Así comienza “Mendigos y orgullosos”…

“Ahora Gobar estaba despierto. Acababa de soñar que se ahogaba. Se incorporó sobre un codo y miro a su alrededor con ojos de recelo, todavía aturdido por la noche reciente. No volvió a soñar, aunque la realidad se acercaba tanto a su sueño que, por un momento permaneció perplejo, plenamente consciente de un peligro que lo amenazaba. “¡Por Alá!”, pensó, “¡es la riada! El río se lo llevará todo”. Pero no intentó huir ante la inminencia de la catástrofe. Por el contrario, permaneció aferrado al sueño como un naufrago, y cerró los ojos.
Tardó largo rato en recobrar el control de sí mismo, quiso restregarse los ojos pero se detuvo a tiempo: tenía las manos mojadas y viscosas. Dormía completamente vestido, en el suelo, sobre una cama hecha de pequeños montones de periódicos viejos. El agua lo había sumergido todo, recubría casi completamente el piso de baldosas de la habitación. Corría silenciosamente hacia él, con la fatalidad opresiva de una pesadilla.
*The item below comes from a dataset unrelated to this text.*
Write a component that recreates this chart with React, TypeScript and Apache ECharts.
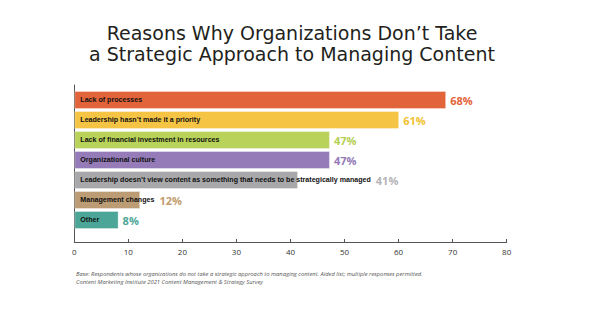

Gohar tuvo la impresión de hallarse en una isla rodeada de olas; no se atrevió a moverse. La inexplicable presencia del agua lo sumía en un profundo desconcierto. Sin embargo, el terror del comienzo se iba atenuando a medida que tomaba conciencia de la realidad. Ahora comprendía que su idea del río desbordado, devastando todo a su paso, sólo era una aberración. Así trato de saber la procedencia de aquella agua misteriosa. Muy pronto descubrió el origen: se filtraba por debajo de la puerta de la habitación vecina.
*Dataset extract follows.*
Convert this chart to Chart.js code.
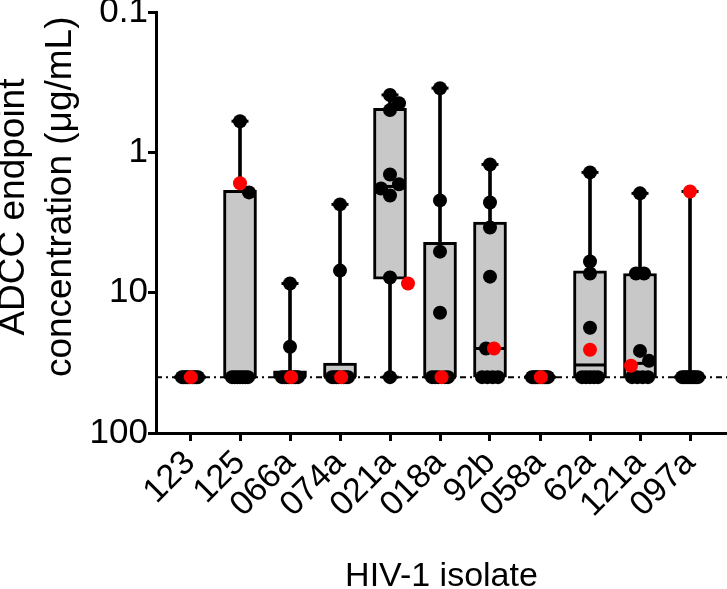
<!DOCTYPE html>
<html><head><meta charset="utf-8">
<script src="https://cdn.jsdelivr.net/npm/chart.js@4"></script>
<style>html,body{margin:0;padding:0;background:#fff;}</style>
</head><body>
<canvas id="c" width="727" height="589" style="display:block;width:727px;height:589px"></canvas>
<script>
// ---------------- data ----------------
const isolates = ['123','125','066a','074a','021a','018a','92b','058a','62a','121a','097a'];
const blackValues = [
  [40,40,40,40,40,40,40,40,40],
  [0.6,1.93,40,40,40,40,40,40,40],
  [8.6,24.3,40,40,40,40,40,40,40],
  [2.35,6.96,40,40,40,40,40,40,40],
  [0.39,0.447,0.5,1.44,1.69,1.81,2.03,7.8,40],
  [0.349,2.2,5.1,13.9,40,40,40,40,40],
  [1.22,2.28,3.43,7.69,25,40,40,40,40],
  [40,40,40,40,40,40,40,40,40],
  [1.39,6.0,7.3,17.8,40,40,40,40,40],
  [1.96,7.3,7.3,26,30.6,40,40,40,40],
  [40,40,40,40,40,40,40,40,40]
];
const redValues = [40,1.66,40,40,8.6,40,25,40,25.5,33.2,1.9];
const detectionLimit = 40;
const yTickValues = [0.1,1,10,100];
const yTickLabels = ['0.1','1','10','100'];
const yTitle = ['   ADCC endpoint','     concentration (\u03bcg/mL)'];
const xTitle = 'HIV-1 isolate';

// ---------------- statistics (Prism-style percentiles) ----------------
function percentile(sorted, p){
  const n = sorted.length, pos = p*(n+1);
  if (pos <= 1) return sorted[0];
  if (pos >= n) return sorted[n-1];
  const lo = Math.floor(pos), f = pos - lo;
  return sorted[lo-1] + f*(sorted[lo]-sorted[lo-1]);
}
const stats = isolates.map((_, i) => {
  const s = blackValues[i].concat([redValues[i]]).sort((a,b)=>a-b);
  return {min:s[0], max:s[s.length-1], q1:percentile(s,0.25), med:percentile(s,0.5), q3:percentile(s,0.75)};
});

// ---------------- simple beeswarm for point spreading ----------------
const PX_X = 50, PX_DEC = 140, STEP = 9, MINDIST = 11;
function swarm(i){
  const pts = blackValues[i].map(v => ({v, red:false})).concat([{v:redValues[i], red:true}]);
  const placed = [];
  const groups = {};
  pts.forEach(p => { (groups[p.v] = groups[p.v] || []).push(p); });
  Object.keys(groups).forEach(k => {
    const g = groups[k];
    if (g.length < 2) return;
    const blacks = g.filter(p => !p.red), reds = g.filter(p => p.red);
    const ordered = blacks.slice();
    reds.forEach(r => ordered.splice(Math.ceil(ordered.length/2), 0, r));
    const half = Math.min(8, (g.length-1)*4);
    ordered.forEach((p, j) => {
      p.dx = -half + 2*half*j/(g.length-1);
      p.py = PX_DEC*Math.log10(p.v);
      placed.push(p);
    });
  });
  const singles = pts.filter(p => groups[p.v].length === 1).sort((a,b)=>a.v-b.v);
  singles.forEach(p => {
    p.py = PX_DEC*Math.log10(p.v);
    const cands = [0, STEP, -STEP, 2*STEP, -2*STEP, 3*STEP, -3*STEP];
    for (const c of cands){
      if (placed.every(q => Math.hypot(q.dx - c, q.py - p.py) >= MINDIST)){ p.dx = c; break; }
    }
    if (p.dx === undefined) p.dx = 0;
    placed.push(p);
  });
  return pts.map(p => ({x: i + p.dx/PX_X, y: p.v, red: p.red}));
}
const allPts = isolates.map((_, i) => swarm(i));
const blackPts = [], redPts = [];
allPts.forEach(arr => arr.forEach(p => (p.red ? redPts : blackPts).push({x:p.x, y:p.y})));

const X_MIN = -0.68, X_MAX = 10.74;

Chart.defaults.font.family = "'Liberation Sans', Arial, sans-serif";
Chart.defaults.color = '#000';

new Chart(document.getElementById('c'), {
  type: 'scatter',
  data: {
    datasets: [
      {type:'scatter', data: redPts, backgroundColor:'#ff0000', borderWidth:0, pointRadius:7, order:0},
      {type:'scatter', data: blackPts, backgroundColor:'#000', borderWidth:0, pointRadius:7, order:1},
      {type:'scatter', data: stats.flatMap((s,i)=>[{x:i,y:s.min},{x:i,y:s.max}]),
        pointStyle:'line', pointRadius:8.5, borderColor:'#000', pointBorderWidth:3, order:2},
      {type:'scatter', data: stats.map((s,i)=>({x:i,y:s.med})),
        pointStyle:'line', pointRadius:16, borderColor:'#000', pointBorderWidth:3, order:2},
      {type:'bar', data: stats.map((s,i)=>({x:i,y:[s.q1,s.q3]})), barThickness:33, grouped:false,
        backgroundColor:'#c8c8c8', borderColor:'#000', borderWidth:3, borderSkipped:false, order:3},
      {type:'bar', data: stats.map((s,i)=>({x:i,y:[s.min,s.max]})), barThickness:3, grouped:false,
        backgroundColor:'#000', borderWidth:0, order:4},
      {type:'line', data:[{x:X_MIN,y:detectionLimit},{x:X_MAX,y:detectionLimit}], borderColor:'#000',
        borderWidth:2, borderDash:[6,4,2,4], pointRadius:0, order:5}
    ]
  },
  options: {
    responsive:false, animation:false, events:[],
    layout:{autoPadding:false, padding:{top:12,left:0,right:0,bottom:0}},
    plugins:{legend:{display:false}, tooltip:{enabled:false}},
    scales:{
      x:{
        type:'linear', min:X_MIN, max:X_MAX, offset:false,
        afterBuildTicks: s => { s.ticks = isolates.map((_, i) => ({value:i})); },
        afterFit: s => { s.height = 156; s.paddingLeft = 0; s.paddingRight = 0; s.paddingTop = 0; s.paddingBottom = 0; },
        ticks:{callback: v => isolates[v], autoSkip:false, minRotation:45, maxRotation:45,
               font:{size:34}, color:'#000', padding:2},
        grid:{drawOnChartArea:false, drawTicks:true, tickLength:8, tickWidth:3, tickColor:'#000', offset:false},
        border:{color:'#000', width:3},
        title:{display:true, text:xTitle, font:{size:34}, color:'#000', padding:{top:0,bottom:-8}}
      },
      y:{
        type:'logarithmic', reverse:true, min:0.1, max:100,
        afterBuildTicks: s => { s.ticks = yTickValues.map(v => ({value:v})); },
        afterFit: s => { s.width = 156; s.paddingTop = 0; s.paddingBottom = 0; s.paddingLeft = 0; s.paddingRight = 0; },
        ticks:{callback: (v, idx) => yTickLabels[idx], font:{size:35, lineHeight:0.7}, color:'#000', padding:0},
        grid:{drawOnChartArea:false, drawTicks:true, tickLength:8, tickWidth:3, tickColor:'#000'},
        border:{color:'#000', width:3},
        title:{display:true, text:yTitle, font:{size:37, lineHeight:1.25}, color:'#000', padding:{top:-9,bottom:0}}
      }
    }
  }
});
</script>
</body></html>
Gohar tembló como bajo los efectos de un inexplicable terror: era el frío. Intentó ponerse de pie pero el sueño aún lo dominaba, entumeciéndole los miembros, reteniéndolo mediante lazos indisolubles. Se sentía débil y desamparado. Se secó las manos en la chaqueta, en los lugares de la tela que no estaban mojados. De esta manera ya podía restregarse los ojos. Lo hizo con tranquilidad, miró la puerta de la habitación vecina y pensó: “Deben de estar lavando las baldosas. ¡Con todo, casi me ahogan!”. La repentina pulcritud de sus vecinos le pereció extraordinariamente grotesca y escandalosa. Nunca había ocurrido antes. En esa casa ruinosa y sórdida del barrio indígena, habitada por pobres seres famélicos, no lavaban nunca las baldosas. Esas personas eran seguramente nuevos inquilinos, pícaros que querían impresionar al barrio.
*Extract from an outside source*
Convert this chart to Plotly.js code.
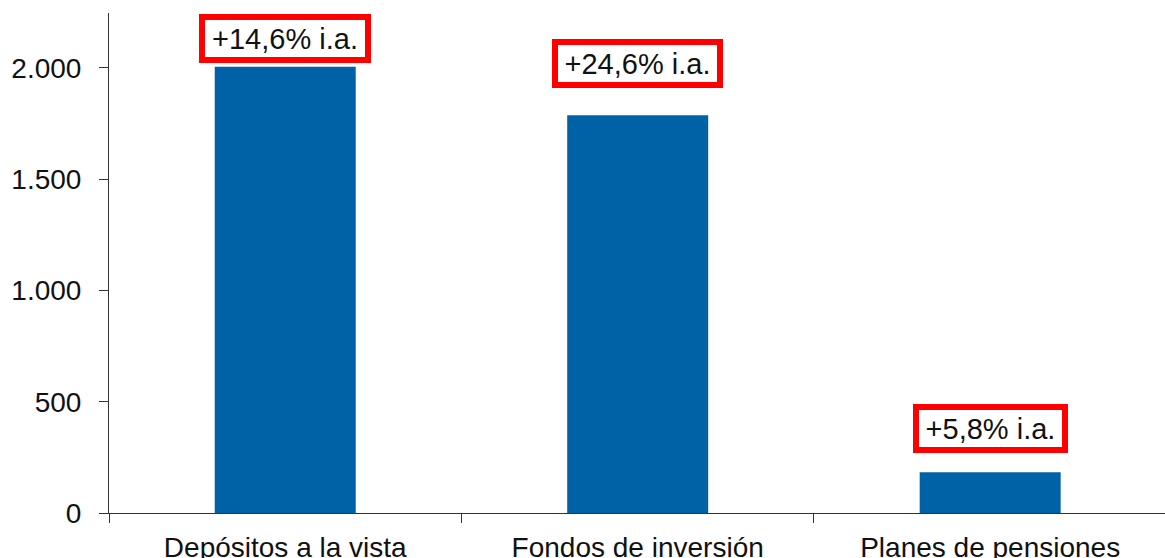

Gohar permaneció con el espíritu inerte, como paralizado de estupor ante la aparición de tan insensata pulcritud. Le pareció que era necesario hacer algo para detener la inundación. ¿Pero qué? Lo mejor era esperar; seguramente se produciría un milagro. Aquella situación absurda necesitaba un desenlace motivado por poderes sobrenaturales. Gohar se sintió desarmado de antemano. Esperó unos minutos pero no ocurrió nada, ningún poder oculto vino en su ayuda. Finalmente se levantó, permaneció de pie, inmóvil, en una actitud de alucinado, de rescatado de un naufragio; luego, con infinitas precauciones, caminó por la parte de suelo seco y fue a sentarse en la única silla que amoblaba el cuarto. Aparte aquella silla, sólo había un cajón boca abajo en el que descollaba un anafe de alcohol, una cafetera y un botijo que contenía agua potable. Gohar vivía en la más estricta economía de medios materiales. La noción de la comodidad más elemental había sido proscrita hacia tiempo de su memoria. Odiaba rodearse de objetos; los objetos contenían los gérmenes latentes de la miseria, la peor miseria de todas, la miseria inanimada; la que engendra fatalmente la melancolía debido a su omnipresencia. Y no era que fuera sensible a las apariencias de la miseria; no le atribuía a ésta ningún valor tangible; para él siempre constituyó una abstracción. Simplemente quería proteger su mirada de una promiscuidad deprimente. La desnudez de aquel cuarto poseía para Gohar la belleza de lo inaprehensible, en él se respiraba un aire de optimismo y libertad. La mayor parte de los muebles y objetos de uso ofendían su vista, no podían ofrecer ningún alimento a su necesidad de fantasía humana. Sólo las personas, con sus locuras innombrables, poseían el don de divertirlo…”.